In the most dramatic spike in violence, pro-Mubarak supporters attacked protesters in Tahrir Square on Wednesday and pitched battles broke out between the two sides. The government denied accusations by the protesters and international activists that they had instigated the attack.
The government has offered talks on reforms, but that has failed to satisfy protesters who want Mubarak to leave now.
The opposition -- which includes the liberal figurehead Mohamed ElBaradei and the Islamist Muslim Brotherhood -- has rejected talks until Mubarak resigns
They also say they want democracy rather than Mubarak's replacement by another leader drawn from the army, which has dominated Egypt since it toppled the monarchy in 1952.
A leading member of the Brotherhood told Al Jazeera television on Friday the group -- Egypt's most organised opposition group -- had no ambitions to run for the presidency.
Mohammed al-Beltagi also said government representatives who had invited it to talks on political reform had indicated that the group, which is formally banned, would receive official recognition as a party.
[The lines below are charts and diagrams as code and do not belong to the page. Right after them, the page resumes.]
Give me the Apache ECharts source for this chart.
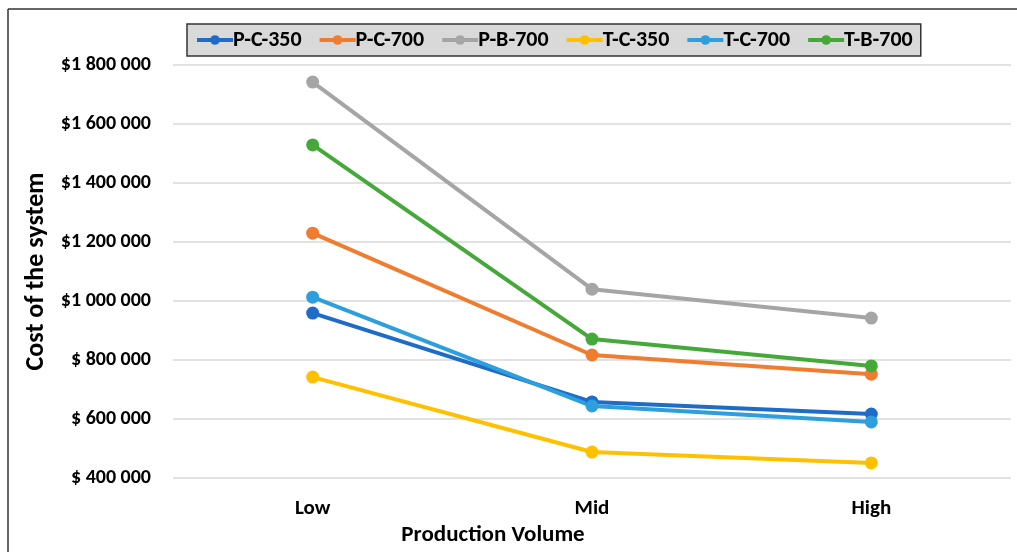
<!DOCTYPE html>
<html>
<head>
<meta charset="utf-8">
<script src="https://cdn.jsdelivr.net/npm/echarts@6/dist/echarts.min.js"></script>
<style>
  html, body { margin: 0; padding: 0; background: #fff; }
  #chart { width: 1017px; height: 552px; }
</style>
</head>
<body>
<div id="chart"></div>
<script>
var categories = ['Low', 'Mid', 'High'];
var seriesNames = ['P-C-350', 'P-C-700', 'P-B-700', 'T-C-350', 'T-C-700', 'T-B-700'];
var pC350 = [959000, 658000, 617000];
var pC700 = [1230000, 817000, 752000];
var pB700 = [1742000, 1040000, 942000];
var tC350 = [742000, 488000, 451000];
var tC700 = [1013000, 644000, 590000];
var tB700 = [1529000, 871000, 780000];
var colors = ['#1f6cc8', '#f07c30', '#a5a5a5', '#ffc000', '#2d9fdd', '#45a93a'];

var font = "Carlito, 'Liberation Sans Narrow', 'Open Sans', sans-serif";
var values = [pC350, pC700, pB700, tC350, tC700, tB700];

// "$1 800 000" / "$ 800 000"
function money(v) {
  var s = String(v).replace(/\B(?=(\d{3})+(?!\d))/g, ' ');
  return v >= 1000000 ? '$' + s : '$ ' + s;
}

var myChart = echarts.init(document.getElementById('chart'));
myChart.setOption({
  color: colors,
  textStyle: { fontFamily: font },
  graphic: [
    { type: 'line', shape: { x1: 8, y1: 9, x2: 1017, y2: 9 }, style: { stroke: '#333', lineWidth: 1.5 } },
    { type: 'line', shape: { x1: 8, y1: 9, x2: 8, y2: 552 }, style: { stroke: '#333', lineWidth: 1.5 } }
  ],
  legend: {
    top: 24,
    left: 187,
    padding: [5, 8, 5, 8],
    itemGap: 16,
    itemWidth: 36,
    itemHeight: 12,
    backgroundColor: '#d9d9d9',
    borderColor: '#333',
    borderWidth: 1.5,
    lineStyle: { width: 4 },
    textStyle: { fontFamily: font, fontWeight: 'bold', fontSize: 22, color: '#000', padding: [0, 0, 0, -5] },
    data: seriesNames
  },
  grid: { left: 173, right: 6, top: 65, bottom: 74, containLabel: false },
  xAxis: {
    type: 'category',
    data: categories,
    name: 'Production Volume',
    nameLocation: 'middle',
    nameGap: 46,
    nameTextStyle: { fontFamily: font, fontWeight: 'bold', fontSize: 23, color: '#000', padding: [0, 198, 0, 0] },
    axisLine: { show: false },
    axisTick: { show: false },
    axisLabel: { fontFamily: font, fontWeight: 'bold', fontSize: 21, color: '#000', margin: 20 }
  },
  yAxis: {
    type: 'value',
    min: 400000,
    max: 1800000,
    interval: 200000,
    name: 'Cost of the system',
    nameLocation: 'middle',
    nameGap: 122,
    nameTextStyle: { fontFamily: font, fontWeight: 'bold', fontSize: 26, color: '#000' },
    axisLine: { show: false },
    axisTick: { show: false },
    splitLine: { lineStyle: { color: '#d9d9d9', width: 1.5 } },
    axisLabel: { fontFamily: font, fontWeight: 'bold', fontSize: 20, color: '#000', margin: 22, formatter: money }
  },
  series: seriesNames.map(function (n, i) {
    return {
      name: n,
      type: 'line',
      data: values[i],
      symbol: 'circle',
      symbolSize: 13,
      lineStyle: { width: 4 },
      itemStyle: { color: colors[i] }
    };
  })
});
</script>
</body>
</html>
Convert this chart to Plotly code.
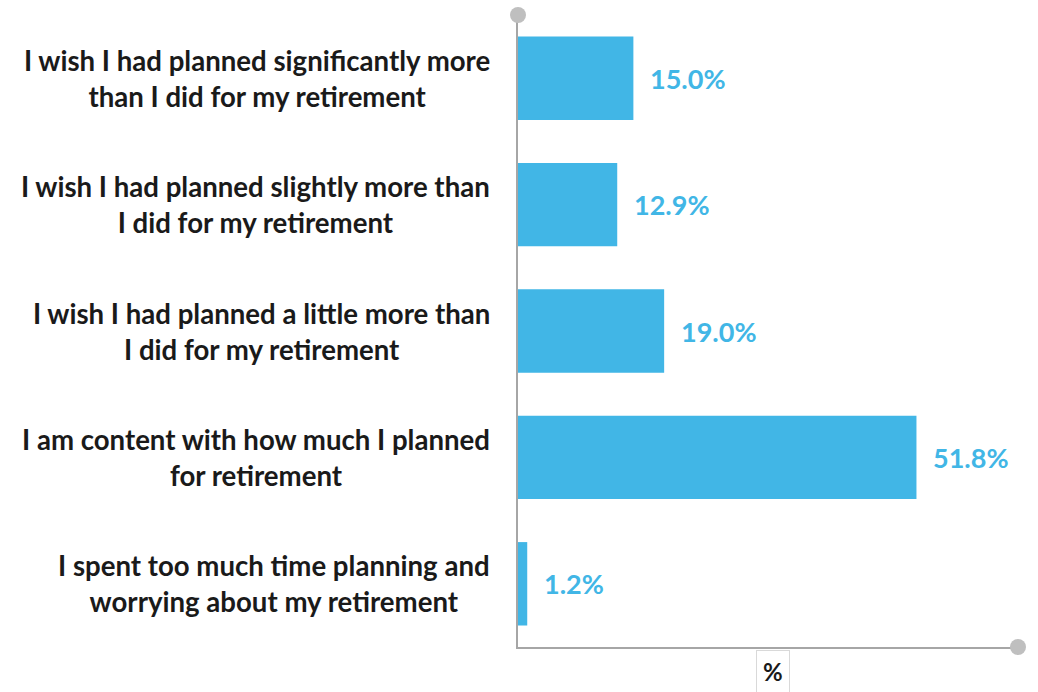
import plotly.graph_objects as go

# Survey responses on retirement planning (share of respondents, %)
categories = [
    "I wish I had planned significantly more<br>than I did for my retirement",
    "I wish I had planned slightly more than<br>I did for my retirement",
    "I wish I had planned a little more than<br>I did for my retirement",
    "I am content with how much I planned<br>for retirement",
    "I spent too much time planning and<br>worrying about my retirement",
]
values = [15.0, 12.9, 19.0, 51.8, 1.2]
axis_title = "%"

BAR_COLOR = "#41B6E6"
AXIS_COLOR = "#A6A6A6"
DOT_COLOR = "#BFBFBF"
FONT = "Lato"

fig = go.Figure()
fig.add_trace(go.Bar(
    x=values,
    y=categories,
    orientation="h",
    marker=dict(color=BAR_COLOR, line=dict(width=0)),
    hoverinfo="skip",
))

annotations = []
# category labels, centred lines, right-aligned block
for cat in categories:
    annotations.append(dict(
        x=0, xref="paper", y=cat, yref="y",
        text=cat, showarrow=False, xanchor="right", yanchor="middle",
        align="center", xshift=-26,
        font=dict(family=FONT, size=27.6, color="#1A1A1A", weight="bold"),
    ))
# value labels next to each bar
for cat, v in zip(categories, values):
    annotations.append(dict(
        x=v, xref="x", y=cat, yref="y",
        text=f"{v:.1f}%", showarrow=False, xanchor="left", yanchor="middle",
        xshift=15,
        font=dict(family=FONT, size=27, color=BAR_COLOR, weight="bold"),
    ))
# axis unit label in a light box
annotations.append(dict(
    x=0.51, xref="paper", y=0, yref="paper", yanchor="top", yshift=-3,
    text=axis_title, showarrow=False,
    font=dict(family=FONT, size=24, color="#1A1A1A", weight="bold"),
    bordercolor="#D9D9D9", borderwidth=1, borderpad=6, bgcolor="white",
))

dot = 8
shapes = [
    dict(type="circle", xref="paper", yref="paper", xsizemode="pixel", ysizemode="pixel",
         xanchor=0, yanchor=1, x0=-dot, x1=dot, y0=-dot, y1=dot,
         fillcolor=DOT_COLOR, line=dict(width=0), layer="above"),
    dict(type="circle", xref="paper", yref="paper", xsizemode="pixel", ysizemode="pixel",
         xanchor=1, yanchor=0, x0=-dot, x1=dot, y0=-dot, y1=dot,
         fillcolor=DOT_COLOR, line=dict(width=0), layer="above"),
]

fig.update_layout(
    width=1038, height=692,
    margin=dict(l=518, r=20, t=15, b=45),
    paper_bgcolor="white", plot_bgcolor="white",
    showlegend=False,
    bargap=0.34,
    annotations=annotations,
    shapes=shapes,
    xaxis=dict(range=[0, 65], showgrid=False, zeroline=False, showticklabels=False,
               showline=True, linecolor=AXIS_COLOR, linewidth=2, ticks="", fixedrange=True),
    yaxis=dict(autorange="reversed", showgrid=False, zeroline=False, showticklabels=False,
               showline=True, linecolor=AXIS_COLOR, linewidth=2, ticks="", fixedrange=True),
)

fig.write_html("out.html")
Egypt, which signed a peace treaty with Israel in 1979, has been a key U.S. ally in the Middle East. Mubarak had also styled himself as a bulwark against Islamist militancy.
The United States supplies the Egyptian army with about $1.3 billion (805.9 million pounds) in aid annually.
Mubarak described Obama as a very good man, but when asked by ABC if he felt that the United States had betrayed him, he said he told the U.S. president: "You don't understand the Egyptian culture and what would happen if I step down now."